Dans le cas de la règle de trois, comme dans ce cas plus compliqué du potentiel chimique, il y a utilité à ne pas s'arrêter au maniement des équations, mais à aller plus loin, vers la compréhension des phénomènes. Oui, il y  en a quelques uns qui calculent comme les oiseaux chantent, et je suis de ceux-là. Le calcul se fait presque à notre insu, et, pour peu que nous ayons des règles sufisamment strictes, que nous connaissions les conditions dans lesquelles la mécanique calculatoire est possible,  alors tout se passe bien, et le calcul est juste. Mais il y a aussi la possibilité de comprendre, et, alors, le calcul devient une expression de notre pensée des phénomènes, et non le socle sur lequel ccette pensée s'érigera.

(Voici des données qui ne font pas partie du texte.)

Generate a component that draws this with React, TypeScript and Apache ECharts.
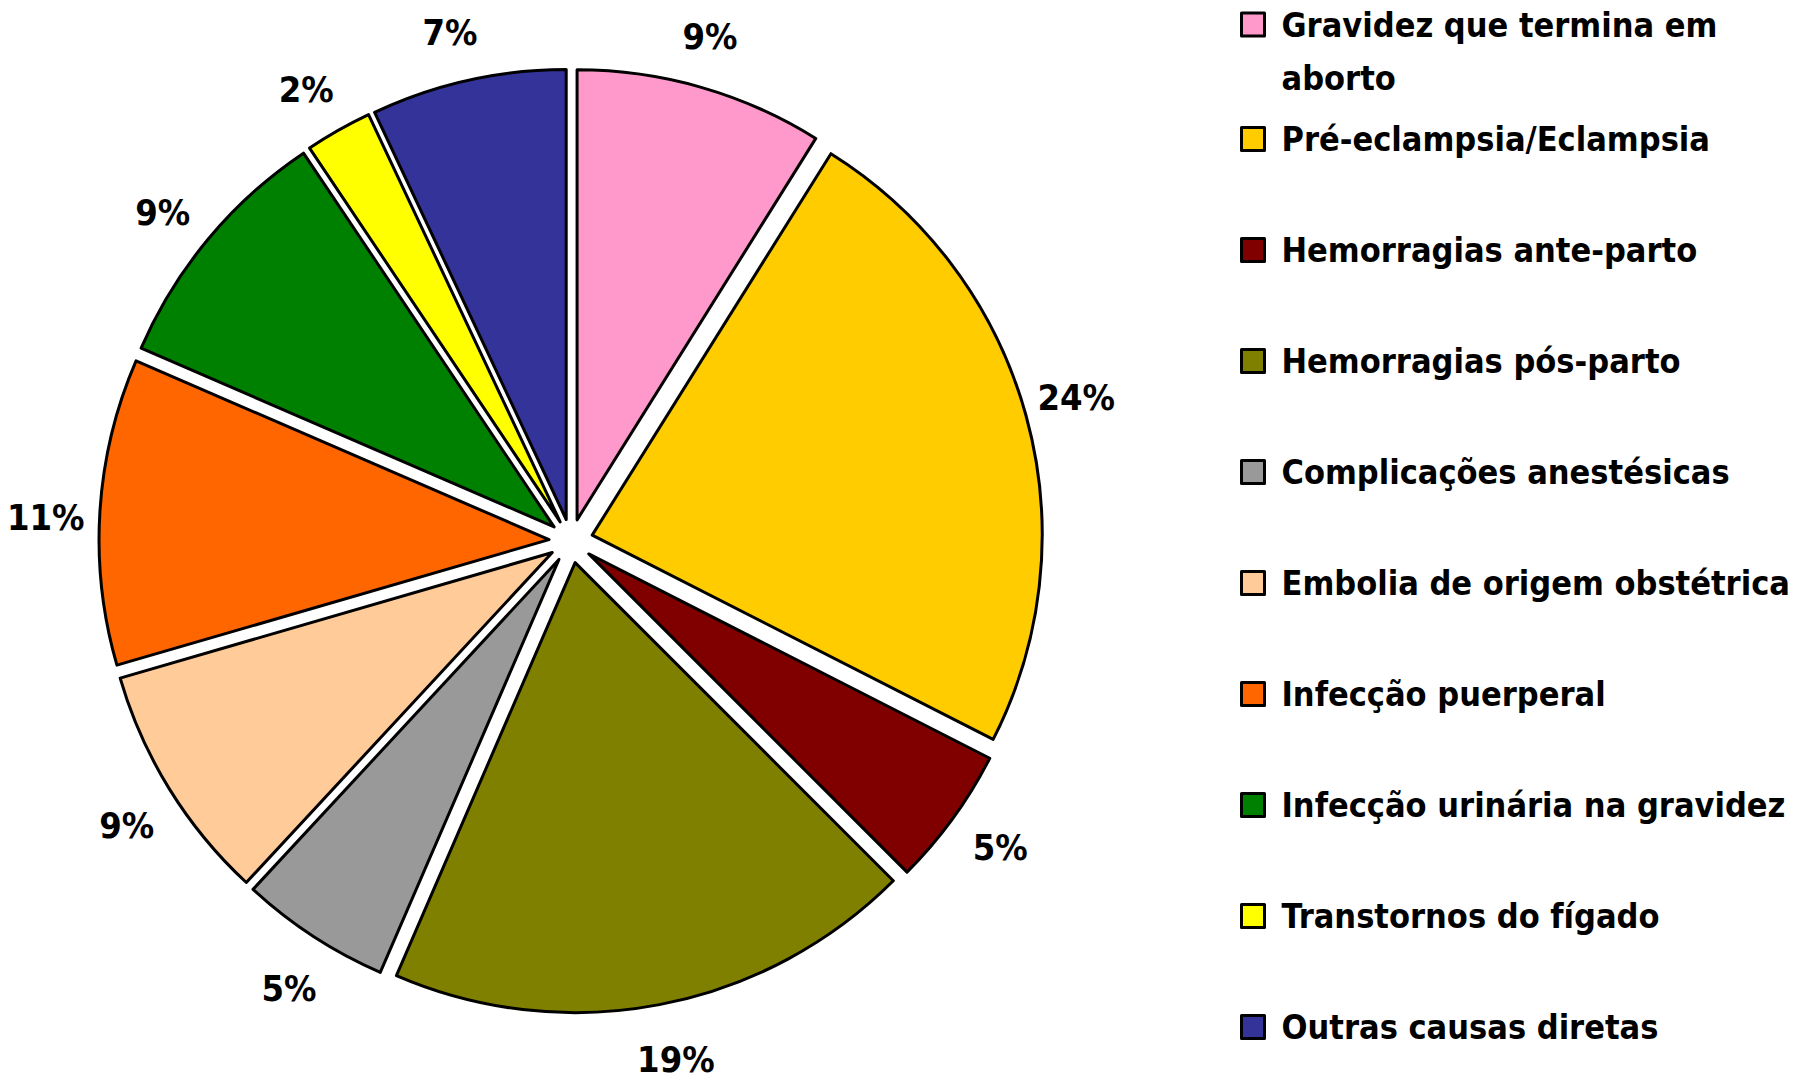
import React, { useEffect, useRef } from "react";
import * as echarts from "echarts";

const categories = [
  "Gravidez que termina em aborto",
  "Pré-eclampsia/Eclampsia",
  "Hemorragias ante-parto",
  "Hemorragias pós-parto",
  "Complicações anestésicas",
  "Embolia de origem obstétrica",
  "Infecção puerperal",
  "Infecção urinária na gravidez",
  "Transtornos do fígado",
  "Outras causas diretas",
];
const values = [8.9, 23.6, 5.0, 19.0, 5.4, 8.6, 11.0, 9.1, 2.4, 7.0];
const colors = [
  "#FF99CC",
  "#FFCC00",
  "#800000",
  "#808000",
  "#999999",
  "#FFCC99",
  "#FF6600",
  "#008000",
  "#FFFF00",
  "#333399",
];

const FONT = '"Liberation Sans Narrow", "Arial Narrow", "DejaVu Sans Condensed", sans-serif';

export default function App() {
  const ref = useRef<HTMLDivElement>(null);
  useEffect(() => {
    document.body.style.margin = "0";
    const chart = echarts.init(ref.current!, null, { renderer: "svg" });
    const mainData = categories.map((name, i) => ({
      name,
      value: values[i],
      selected: true,
      itemStyle: { color: colors[i] },
    }));
    const ghostData = categories.map((name, i) => ({
      name,
      value: values[i],
    }));
    const legendText = {
      fontSize: 34,
      fontWeight: "bold",
      fontFamily: FONT,
      color: "#000",
      lineHeight: 46,
    };
    chart.setOption({
      animation: false,
      backgroundColor: "#ffffff",
      legend: [
        {
          data: [categories[0]],
          orient: "vertical",
          left: 1240,
          top: -55,
          padding: 0,
          icon: "rect",
          itemWidth: 23,
          itemHeight: 23,
          selectedMode: false,
          itemStyle: { borderColor: "#000", borderWidth: 3 },
          formatter: (n: string) => "\u00a0\n" + n.replace(" em aborto", " em\naborto"),
          textStyle: {
            ...legendText,
            lineHeight: 53,
            padding: [0, 0, 0, 12],
            backgroundColor: "rgba(255,255,255,0)",
          },
        },
        {
          data: categories.slice(1),
          orient: "vertical",
          left: 1240,
          top: 116,
          padding: 0,
          itemGap: 65,
          icon: "rect",
          itemWidth: 23,
          itemHeight: 23,
          selectedMode: false,
          itemStyle: { borderColor: "#000", borderWidth: 3 },
          textStyle: { ...legendText, padding: [0, 0, 0, 12] },
        },
      ],
      series: [
        {
          type: "pie",
          center: [571, 541],
          radius: 450,
          startAngle: 90,
          clockwise: true,
          selectedMode: "multiple",
          selectedOffset: 22,
          silent: true,
          avoidLabelOverlap: false,
          label: { show: false },
          labelLine: { show: false },
          emphasis: { disabled: true },
          itemStyle: { borderColor: "#000", borderWidth: 3 },
          data: mainData,
        },
        {
          type: "pie",
          center: [571, 544],
          radius: [498, 548],
          startAngle: 90.7,
          clockwise: true,
          silent: true,
          avoidLabelOverlap: false,
          emphasis: { disabled: true },
          itemStyle: { color: "rgba(0,0,0,0)", borderWidth: 0 },
          labelLine: { show: false },
          label: {
            show: true,
            position: "inside",
            formatter: (p: any) => `${Math.round(p.percent)}%`,
            fontSize: 36,
            fontWeight: "bold",
            fontFamily: FONT,
            color: "#000",
          },
          data: ghostData,
        },
      ],
    });
    return () => chart.dispose();
  }, []);
  return (
    <div
      ref={ref}
      style={{ position: "fixed", left: 0, top: 0, width: 1800, height: 1080 }}
    />
  );
}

On a compris, bien sûr, que mon questionnement est relatif à  l'enseignement des sciences de la nature, et que je ne prends là  que des exemples. La vraie question est de bien dire à nos jeunes amis que la question essentielle est la conservation de l'énergie, la  conservation de la masse (laquelle est la "quantité de matière", plus que le nombre de moles, comme le disent certains chimistes), la conservation de la charg électrique. Voilà des notions universelles, à utiliser sans cesse, pour obotenir des calculs bien pensés et justes.